Two weeks later I would see a black lab German Shepard puppy up for adoption and within the hour I had paid and signed the papers for her. I wasn’t ready to own a dog and definitely was not financially stable enough to own a pet, but I adopted her anyway because I was young and selfish and, most importantly, lonely.
At first, the puppy only increased my anxiety. Whether she was chewing my computer wires that were costly to replace, or pooping over every square inch of my apartment, I wasn’t sure I could hack it.
How could something that was supposed to bring me peace make me feel like my life was actually falling apart? I considered giving her away to a family who had the time to devote to her, but I firmly decided that I had tried to give her a home — and I would give her one.

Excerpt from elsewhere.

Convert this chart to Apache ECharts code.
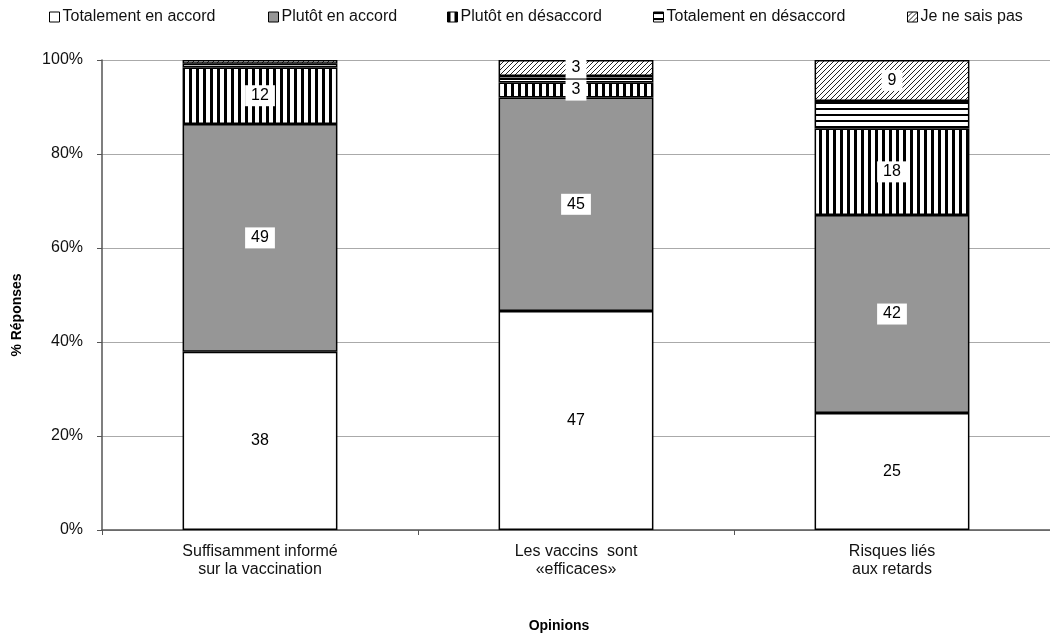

Slowly, but surely, we got potty training down. She started answering to her name when I called. One night, I sobbed over a plate of Chinese food with my dog by my side, licking my hand the entire way.
Owning a dog when you have anxiety is like having a furry reminder that the world is not about you. They remind you when they’re licking your hand. They’re reminding you when they love you no matter how badly your face is broken out, or no matter how much you feel like staying in the entire weekend just to binge Netflix. Because dogs have a way of making you see beyond yourself in everything you do.
When you walk your dog, hell yeah you’re going to be making eye contact with that other guy with his dog. It is just what you do. Dogs force us to be social in a very nuanced but safe way. Everyone loves saying hi to a dog. Everyone tolerates socializing with its owner. In this way, it made me get really great at making small talk. It also got me really used to the idea of just quickly saying hello to someone.
Before my dog I had the nasty habit of never compromising with people and most of all I was unable to see beyond myself. If you’ve ever picked up another being’s shit, you understand how quickly it can humble you. Not only did I suddenly have a best friend who would literally lick away my tears, I had a reminder that life is just full of shit you have to clean up.
I’m not sure if I can pin-point an exact moment when I realized my dog saved my life, but I think it began to wash over me as weeks turned into months and I stopped wondering what this earth would be like without me on it.
When I say my dog saved my life, I do mean it in the most dramatic and literal sense. She came into my life when I felt hopelessly chaotic — before I had a plan, or a sense of purpose, or even the drive to carry on. The thing about dogs is they force you to be kind to yourself because they’re loving you totally and completely for exactly who you are.
My dog saved my life because she taught me that I was worthy of both giving and receiving the love I had always craved.